1) Go to the Start Menu.

2) Click on Computer.

3) Open up the drive where windows is installed (usually your C drive).

4) Open the Windows Folder.

5) Scroll down a bit and locate the SoftwareDistribution folder (exactly like that).

6) Open the Download folder.

7) Open the Install folder.

8) There sould only be one file there.  Right click on it and select "Run as Administrator".

9) After entering an Administrator password, run the installation, using the default values and clicking yes at the license.
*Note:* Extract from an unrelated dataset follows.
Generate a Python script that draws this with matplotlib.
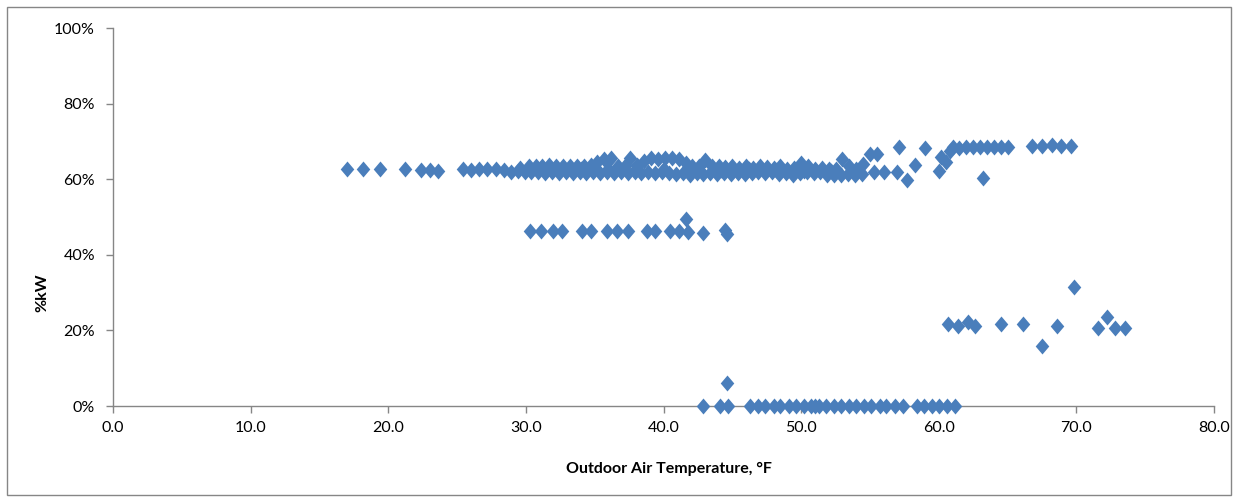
import numpy as np
import matplotlib.pyplot as plt
from matplotlib.patches import Rectangle
from matplotlib.ticker import FuncFormatter

# Точки: температура наружного воздуха (°F) и %kW
# основная полоса ~62%
main_temp = [17.0, 18.2, 19.4, 21.2, 22.4, 23.0, 23.6,
             26.0, 26.6, 27.2, 27.8, 28.4, 28.9, 29.4, 29.9, 30.4, 30.9, 31.4, 31.9,
             32.4, 32.9, 33.4, 33.9, 34.4, 34.9, 35.4, 35.9, 36.4, 36.9, 37.4, 37.9,
             38.4, 38.9, 39.4, 39.9, 40.4, 40.9, 41.4, 41.9, 42.4, 42.9, 43.4, 43.9,
             44.4, 44.9, 45.4, 45.9, 46.4, 46.9, 47.4, 47.9, 48.4, 48.9, 49.4, 49.9,
             50.4, 50.9, 51.4, 51.9, 52.4, 52.9, 53.4, 53.9, 54.4,
             25.4, 29.6, 30.2, 30.7, 31.2, 31.7, 32.2, 32.7, 33.2, 33.7, 34.2, 34.7,
             35.2, 35.7, 36.2, 36.7, 37.2, 37.6, 38.1, 38.6, 39.1, 39.6, 40.1, 40.6,
             41.1, 41.6, 42.1, 42.6, 43.0, 43.5, 44.0, 44.5, 45.0, 45.5, 46.0, 46.5,
             47.0, 47.5, 48.0, 48.5, 49.0, 49.5, 50.0, 50.5, 51.0, 51.5, 52.0, 52.5,
             53.0, 53.5, 54.0, 54.5,
             34.0, 36.0, 38.0, 40.0, 42.0, 44.2, 46.2, 48.2, 50.2, 52.2]
main_kw = [62.8, 62.8, 62.6, 62.6, 62.5, 62.5, 62.3,
           62.4, 62.6, 62.6, 62.6, 62.4, 62.0, 62.2, 62.0, 61.8, 62.0, 61.6, 61.8,
           61.6, 61.8, 61.6, 61.8, 61.6, 61.8, 61.6, 61.8, 61.6, 61.8, 61.6, 61.8,
           61.6, 61.8, 61.6, 61.8, 61.6, 61.4, 61.6, 61.2, 61.6, 61.4, 61.6, 61.4,
           61.6, 61.4, 61.6, 61.4, 61.6, 61.8, 61.6, 61.8, 61.4, 61.6, 61.2, 61.6,
           61.8, 61.6, 61.8, 61.0, 61.2, 61.0, 61.4, 61.0, 61.4,
           62.6, 63.0, 63.4, 63.6, 63.4, 63.8, 63.4, 63.6, 63.4, 63.6, 63.4, 63.8,
           64.6, 65.4, 65.6, 63.6, 63.4, 65.6, 63.8, 64.8, 65.6, 65.4, 65.6, 65.6,
           65.4, 64.4, 63.4, 63.6, 65.0, 63.4, 63.6, 63.2, 63.4, 63.0, 63.4, 63.0,
           63.6, 63.2, 63.0, 63.4, 62.6, 63.0, 64.2, 63.4, 62.8, 63.0, 62.8, 62.6,
           65.4, 63.4, 62.8, 64.0,
           62.6, 62.8, 62.6, 62.8, 62.4, 62.4, 62.6, 62.4, 62.2, 62.2]

# правый край верхней полосы
upper_temp = [55.0, 55.5, 55.3, 56.0, 57.1, 57.0, 57.7, 58.3, 59.0, 60.0, 60.2, 60.5,
              60.8, 61.0, 61.5, 62.0, 62.5, 63.0, 63.5, 64.0, 64.5, 65.0, 63.2,
              66.8, 67.5, 68.2, 68.9, 69.6]
upper_kw = [66.6, 66.8, 62.0, 62.0, 68.4, 61.8, 59.8, 63.8, 68.2, 62.2, 65.8, 64.6,
            67.4, 68.6, 68.2, 68.6, 68.4, 68.6, 68.4, 68.6, 68.6, 68.4, 60.4,
            68.8, 68.8, 69.0, 68.8, 68.8]

# полоса ~46%
mid_temp = [30.3, 31.1, 32.0, 32.6, 34.1, 34.7, 35.9, 36.6, 37.4, 38.8, 39.4, 40.5,
            41.1, 41.6, 41.8, 42.9, 44.5, 44.6]
mid_kw = [46.4, 46.2, 46.2, 46.4, 46.4, 46.4, 46.2, 46.2, 46.2, 46.2, 46.4, 46.2,
          46.2, 49.6, 46.0, 45.8, 46.6, 45.6]

# полоса ~21%
low_temp = [60.7, 61.4, 62.1, 62.6, 64.5, 66.1, 67.5, 68.6, 69.8, 71.6, 72.2, 72.8, 73.5]
low_kw = [21.6, 21.2, 22.2, 21.2, 21.6, 21.6, 16.0, 21.2, 31.4, 20.6, 23.6, 20.6, 20.6]

# нулевая полоса
zero_temp = [42.9, 44.1, 44.7, 44.6, 46.3, 46.9, 47.4, 48.0, 48.5, 49.1, 49.6, 50.2,
             50.7, 51.0, 51.3, 51.8, 52.4, 52.9, 53.5, 54.0, 54.6, 55.1, 55.7, 56.2,
             56.8, 57.4, 58.4, 58.9, 59.5, 60.0, 60.6, 61.2]
zero_kw = [0, 0, 0, 6.0, 0, 0, 0, 0, 0, 0, 0, 0,
           0, 0, 0, 0, 0, 0, 0, 0, 0, 0, 0, 0,
           0, 0, 0, 0, 0, 0, 0, 0]

temp = np.array(main_temp + upper_temp + mid_temp + low_temp + zero_temp)
kw = np.array(main_kw + upper_kw + mid_kw + low_kw + zero_kw)

plt.rcParams['font.family'] = ['Lato', 'DejaVu Sans']

fig = plt.figure(figsize=(12.38, 5.01), dpi=100)
ax = fig.add_axes([0.0913, 0.1896, 0.8893, 0.7545])

# ромб Excel чуть выше, чем шире
diamond = [(0, 1), (0.85, 0), (0, -1), (-0.85, 0), (0, 1)]
ax.plot(temp, kw, linestyle='none', marker=diamond, markersize=11.5,
        color='#4a7ebb', markeredgewidth=0, clip_on=False, zorder=3)

ax.set_xlim(0, 80)
ax.set_ylim(0, 100)
ax.set_xticks(np.arange(0, 81, 10))
ax.set_yticks(np.arange(0, 101, 20))
ax.xaxis.set_major_formatter(FuncFormatter(lambda v, p: f'{v:.1f}'))
ax.yaxis.set_major_formatter(FuncFormatter(lambda v, p: f'{v:.0f}%'))

for s in ['top', 'right']:
    ax.spines[s].set_visible(False)
for s in ['left', 'bottom']:
    ax.spines[s].set_color('#868686')
    ax.spines[s].set_linewidth(1.0)
ax.tick_params(axis='both', colors='#868686', labelcolor='black', labelsize=11.5,
               length=5, width=1.0, direction='out')
ax.tick_params(axis='x', pad=6)
ax.tick_params(axis='y', pad=8)

ax.set_xlabel('Outdoor Air Temperature, °F', fontsize=11.5, fontweight='bold')
ax.set_ylabel('%kW', fontsize=11.5, fontweight='bold')
ax.xaxis.set_label_coords(0.505, -0.148)
ax.yaxis.set_label_coords(-0.058, 0.30)

# рамка вокруг всей диаграммы
fig.patches.append(Rectangle((0.006, 0.012), 0.988, 0.974, transform=fig.transFigure,
                             fill=False, edgecolor='#868686', linewidth=1.0))

fig.savefig('out.png', dpi=100)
10) After the installation is complete (shouldn't take more than a few minutes), restart your computer (as an added precaution, though not necessary).

11) After the computer restarts again, run Windows Update again.  It should run as normal.  All fixed!

I apologize for Microsoft's ineptitude. 


This worked for me guys...


----------



## Darknova (Nov 30, 2007)

The reason it wouldn't let you install .NET framework 1.1 is because Vista already comes with it built in (2.0 as well).

I have noticed though that the MS Update site says that certain updates are available even though you don't have the requisites necessary, such as you not having SP1 for 1.1.


----------



## JousteR (Nov 30, 2007)

Boomer said:


> I need more information - Minhajul Hoq
> 29-Nov-07 06:12:31
> 
> Can you please tell me the error code you receive when you get the update failed message?  If it is 80070002 or anything like that, follow these steps:
> ...


I just did this couple of days ago worked fine for me..


----------



## HookeyStreet (Nov 30, 2007)

Future_E_squared said:


> so what exactly did you do cuz i had the same error, did you just go to Microsoft and dl 1.1 SP1?



Yep 

Just download this and install it  :

http://www.microsoft.com/downloads/...4f-088e-40b2-bbdb-a83353618b38&displaylang=en


----------